Coming into this NBA season, one question has been reverberating in my mind: will the Denver Nuggets become a dynasty?
The Nuggets have been strangely under the radar for a defending champion. They romped through the playoffs less than six months ago - losing just 4 games and never having a series even in doubt. Their best player, Nikola Jokic, had arguably the best postseason of the last 30 years - throwing up 30 points, 14 rebounds, and 10 assists per game while dominating Hall of Famers in four straight rounds. They are young, healthy, and intact, having not lost a major piece from last year’s team.
Betting markets look at this and yawn. Depending where you look, the Nuggets are either the third- or fourth-most likely team to win the title, behind the Bucks, Celtics, and Suns.

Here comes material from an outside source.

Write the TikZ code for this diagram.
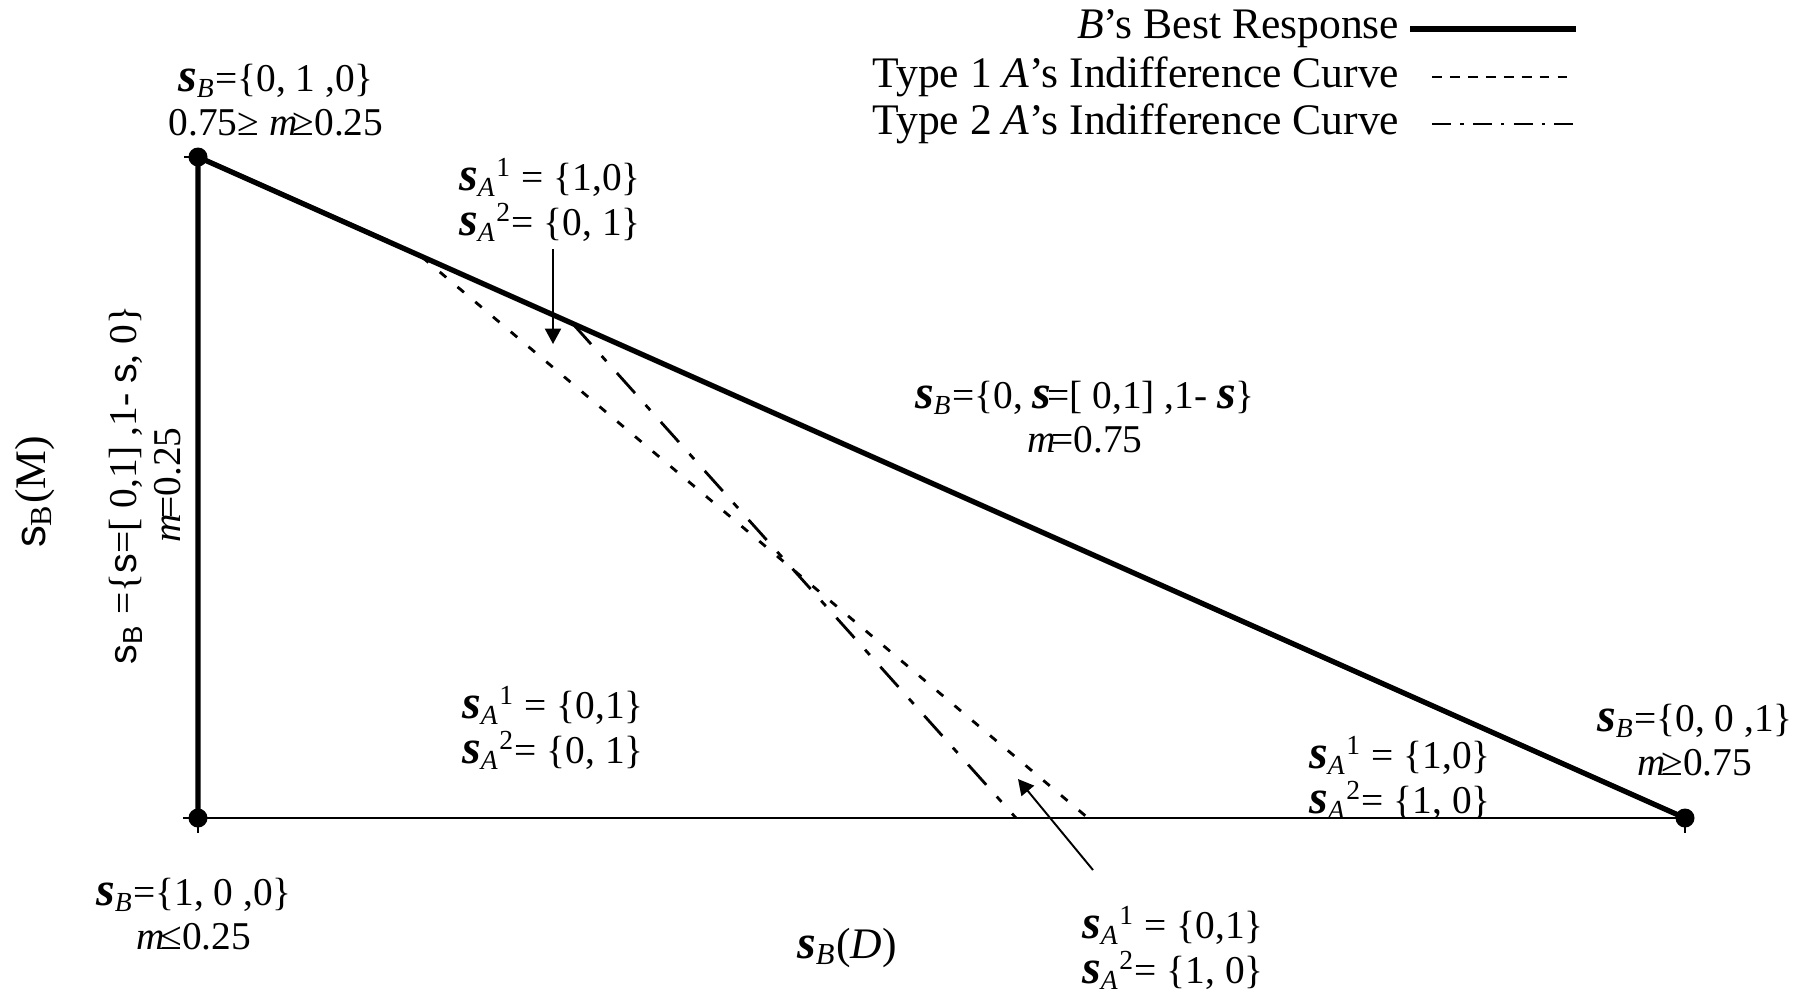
\documentclass[tikz,border=0pt]{standalone}
\usepackage{fontspec}
\setmainfont{Liberation Serif}
\newfontfamily\sansf{Liberation Sans}
\usetikzlibrary{arrows.meta}
\newcommand{\bsv}{{\fontsize{13.6}{12.6}\selectfont\bfseries\itshape s}}
\newcommand{\sBv}{\bsv\textsubscript{\itshape B}}
\newcommand{\sAv}[1]{\bsv\textsubscript{\itshape A}\textsuperscript{#1}}
\newcommand{\mv}{{\itshape m}\kern-0.12em}
\newcommand{\ssv}{{\sansf s}}
\tikzset{
  lbl/.style={font=\fontsize{11.2}{12.6}\selectfont, inner sep=0pt, align=center},
  legtext/.style={font=\fontsize{12.4}{12.6}\selectfont, inner sep=0pt, anchor=east},
  dotnode/.style={circle, fill=black, inner sep=0pt, minimum size=0.19cm},
  bestline/.style={line width=1.5pt},
  axisline/.style={line width=0.6pt},
  typeone/.style={line width=0.8pt, dash pattern=on 2.4pt off 4.2pt},
  typetwo/.style={line width=0.8pt, dash pattern=on 7.7pt off 4.5pt on 2pt off 4.5pt},
  legone/.style={line width=0.45pt, dash pattern=on 2.8pt off 2.3pt},
  legtwo/.style={line width=0.45pt, dash pattern=on 5.4pt off 2.6pt on 1pt off 2.6pt},
  pointer/.style={line width=0.55pt, -{Triangle[length=4.4pt,width=4.6pt]}}
}
\begin{document}
\begin{tikzpicture}[x=0.01cm,y=-0.01cm]
\useasboundingbox (0,0) rectangle (1814,993);
% corner points
\node[dotnode] (tl) at (198,157) {};
\node[dotnode] (bl) at (198,818) {};
\node[dotnode] (br) at (1685,818) {};
\coordinate (tltick) at (184,157);
\coordinate (axl) at (183,818);
\coordinate (bltick) at (198,833);
\coordinate (brtick) at (1685,833);
% axis and ticks
\draw[axisline] (axl) -- (br.center);
\draw[axisline] (tltick) -- (tl.center);
\draw[axisline] (bl.center) -- (bltick);
\draw[axisline] (br.center) -- (brtick);
% best response
\draw[bestline] (bl.center) -- (tl.center) -- (br.center);
% indifference curves
\coordinate (t1s) at (422,257);
\coordinate (t1e) at (1088,818);
\coordinate (t2s) at (573,324);
\coordinate (t2e) at (1016,818);
\draw[typeone] (t1s) -- (t1e);
\draw[typetwo] (t2s) -- (t2e);
% arrows
\coordinate (a1s) at (553,249);
\coordinate (a1e) at (553,344);
\coordinate (a2s) at (1093,870);
\coordinate (a2e) at (1018,779);
\draw[pointer] (a1s) -- (a1e);
\draw[pointer] (a2s) -- (a2e);
% labels
\node[lbl] (ltl) at (276,100) {\sBv=\{0, 1 ,0\}\\0.75≥ \mv≥0.25};
\node[lbl] (ltop) at (550,200) {\sAv{1} = \{1,0\}\\\sAv{2}= \{0, 1\}};
\node[lbl] (lmid) at (1085,417) {\sBv=\{0, \bsv\kern-0.1em=[ 0,1] ,1- \bsv\}\\\mv=0.75};
\node[lbl, rotate=90] (lvert) at (145,485) {\ssv\textsubscript{\sansf B} =\{\ssv=[ 0,1] ,1- \ssv, 0\}\\\mv=0.25};
\node[lbl, font=\fontsize{12.4}{12.6}\selectfont, rotate=90] (lyax) at (35,492) {\ssv\textsubscript{B}(M)};
\node[lbl] (lbot) at (553,728) {\sAv{1} = \{0,1\}\\\sAv{2}= \{0, 1\}};
\node[lbl] (lright) at (1400,778) {\sAv{1} = \{1,0\}\\\sAv{2}= \{1, 0\}};
\node[lbl] (lbr) at (1695,740) {\sBv=\{0, 0 ,1\}\\\mv≥0.75};
\node[lbl] (lbl) at (194,914) {\sBv=\{1, 0 ,0\}\\\mv≤0.25};
\node[lbl, font=\fontsize{12.4}{12.6}\selectfont] (lxax) at (847,948) {\sBv(\textit{D})};
\node[lbl] (lbr2) at (1173,948) {\sAv{1} = \{0,1\}\\\sAv{2}= \{1, 0\}};
% legend
\node[legtext] (leg1) at (1400,29) {\textit{B}’s Best Response};
\node[legtext] (leg2) at (1400,77) {Type 1 \textit{A}’s Indifference Curve};
\node[legtext] (leg3) at (1400,124) {Type 2 \textit{A}’s Indifference Curve};
\coordinate (g1a) at (1410,29);
\coordinate (g1b) at (1576,29);
\coordinate (g2a) at (1432,77);
\coordinate (g2b) at (1574,77);
\coordinate (g3a) at (1432,124);
\coordinate (g3b) at (1574,124);
\draw[bestline] (g1a) -- (g1b);
\draw[legone] (g2a) -- (g2b);
\draw[legtwo] (g3a) -- (g3b);
\end{tikzpicture}
\end{document}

After digging more into the history of teams like the Nuggets, I think this significantly undersells their chances. Teams with their profile are rarely one-shot wonders. As the youngest first-time champion in 30 years, the Nuggets have a lot of room to keep improving and should be odds-on title favorites.
To study this, I did some research on how other first-time NBA champions fared the season after scaling the mountaintop. Since the Jordan Era of the ‘90s1, I found 15 similar teams who’d won the title. Teams qualified if they hadn’t won a title with these stars before - I included 1 iteration of the Curry Warriors, Duncan Spurs, and Jordan Bulls, but each of the LeBron Heat, Lakers, and Cavs.
The research initially came out quite bleak. Looking at regular-season performance, the Nuggets … do not compare so well. Denver has the worst scoring differential of all 15; only 2 teams - the uninspiring 2006 Heat and 2021 Bucks - had fewer wins.
These teams ran into hard regression the year after winning the title. Winning an NBA title requires a bit of positive variance: good injury luck for you, poor injury luck for your opponents, and the occasional clutch bounce. Naturally, that’s hard to replicate the following year: 67% of teams had fewer wins the following year, and 73% had a worse point differential. Each made the playoffs, but nearly as many lost in round 1 (four) as won it all (five).
Here’s where aggregate data can be misleading, and context is key. In the table below, I’ve added a couple key variables to help understand the path of different dynasties:
Injuries
Age (weighed by minutes played)
I’ve also grouped teams into three categories. The first - in green - improved in Year 2. They all won more games, with a better point differential. Two of four won the title, and a third fell just 2 minutes short. The second, in yellow, made / won the Finals despite a drop off in the regular season. The last, in red, were significantly worse during the regular season and all lost before round three of the postseason.
The first thing that jumps off the page is how much injury regression decides who wins the title. Only one team with a major injury made the Finals - the ‘95 Rockets. However, on the other hand, every defending champion which kept its core together and stayed healthy during the year made the Finals. I’ll say that again: every team that didn’t lose a key player to injury or free agency made the Finals. Not a single one. Denver got through free agency unscathed, making this a pretty good sign.
The second key insight is the role age played. The “red” class is almost exclusively older teams. Of 29-and-over teams, only the 2000 Lakers avoided a flameout. Of the below-28 teams, only the Celtics suffered a major injury. And only the Celtics didn’t make the Finals. Another point for the Nuggets, who not only kept the team together but - as the youngest team in the database - stand a good chance of staying healthy.
Another good sign for the Nuggets? A one-year injury wasn’t a doomsday sign for aspiring dynasties and their title hopes. Only 5 of the 15 teams didn’t make the Finals in their first two post-title season. That group includes three teams who won the title while knocking on the door of GeezerTown (‘06 Heat, ‘11 Mavericks, ‘20 Lakers) and one whose best player immediately bounced post-title (‘19 Raptors).
Weighing these data, I like the Nuggets’ chances to fall closer to the ‘16 Curry Warriors than the ‘07 Wade Heat. Their regular season performance is explainable - they were 46-19 (a 58-win pace) before taking their foot off the pedal - and they’ve got meaningful other indicators in their favor. Also, the injuries cloud how likely it is for teams to come out and dominate after they’ve been imbued with the confidence of a champion:
The 2009 Celtics were 44-12 (65-win pace) before Kevin Garnett got injured
The 2017 Cavs went 12-1 in the Eastern Conference playoffs before running into the best team of all time in the Finals
The 2021 Lakers were 28-13 (56-win pace) before LeBron’s ankle injury
All these Nuggets are locked up for a long time too. Their entire starting 5 has contracts through the next 2 seasons, and Jokic is around for three more after this one. The ‘21/’22 MVP is unquestionably the league’s best player and has half a decade left in his prime. His ground-bound style has helped him stay injury-free for years. There’s a lot left in that tank.
Bottom line: the Nuggets are set up to be really good, and be really good for a very long time.
My preferred mark for the beginning of the “modern” NBA.